Elle a ajouté qu’Emmanuel Macron a toujours ce souhait de pouvoir réaliser cette visite. « Cependant, préparer une telle visite ça nécessite du temps, ça nécessite de la préparation et donc je ne suis pas en mesure de vous dire à quel moment elle aura lieu », tout en précisant « et bien sûr, elle aura lieu au moment où les autorités marocaines et en particulier Sa Majesté le Roi, le décideront ».
Il est clair que cette interview a été l’occasion pour la diplomate de passer des messages à la partie marocaine, jetant ainsi la balle de la tenue d’une telle visite dans le camp marocain.
Une visite qui, selon Hélène Le Gal devrait être l’occasion de faire évoluer la position de la France sur le dossier du Sahara marocain.
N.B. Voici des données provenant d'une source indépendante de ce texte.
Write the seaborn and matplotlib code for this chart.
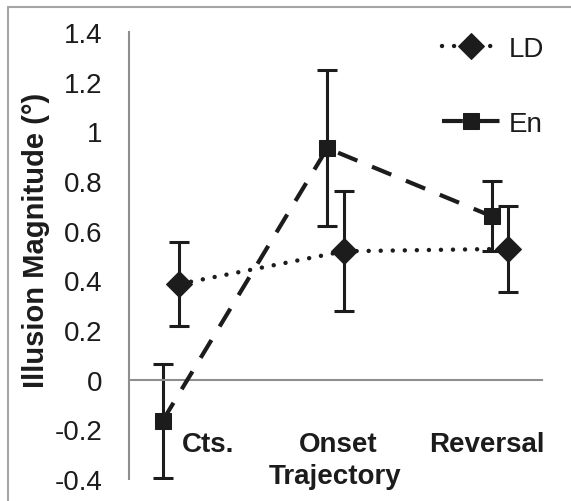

En effet, interpellée par le journaliste sur ce sujet, elle a souligné que « la France est ravie de voir nombre de ses partenaires européens adopter une position sur le Sahara proche de la sienne. Parce que depuis 2007 et la présentation du plan d’autonomie par le Maroc, nous avons adopté une position positive et nous étions bien seuls ». Et elle a bien précisé que c’est lors de cette visite d’Etat qu’il appartient aux deux chefs d’Etat de faire évoluer cette position.
Voilà qui nous fait une liste de conditions, pour une relation bilatérale dite historiquement profonde et ce au moment où le message royal a été clair sur l’intégralité territoriale du Maroc et sa souveraineté sur son Sahara.
Le Maroc n’attend pas moins de la France que d’emboîter le pas à l’Espagne en prônant une position claire sur le dossier du Sahara marocain.
N’est-ce pas la France et l’Espagne qui avaient mené conjointement l’Opération Ecouvillon, le 10 février 1958, où l’armée française prêtait main forte à l’armée espagnole sur le sol du Sahara occupé par l’Espagne, face à un Maroc intransigeant sur l’indépendance de l’Algérie et refusant de négocier et de reconnaître la compétence de la France sur le contentieux frontalier entre le Maroc et l’Algérie occupée.
Ces faits historiques sont avérés et nul ne peut pervertir l’histoire. Mais, contrairement à d’autres pays, le Maroc ne s’est pas arrêté dans le siècle dernier ni ressasse le passé, il travaille et avance à pas sûrs avec ceux qui croient en un avenir commun basé sur les intérêts mutuels.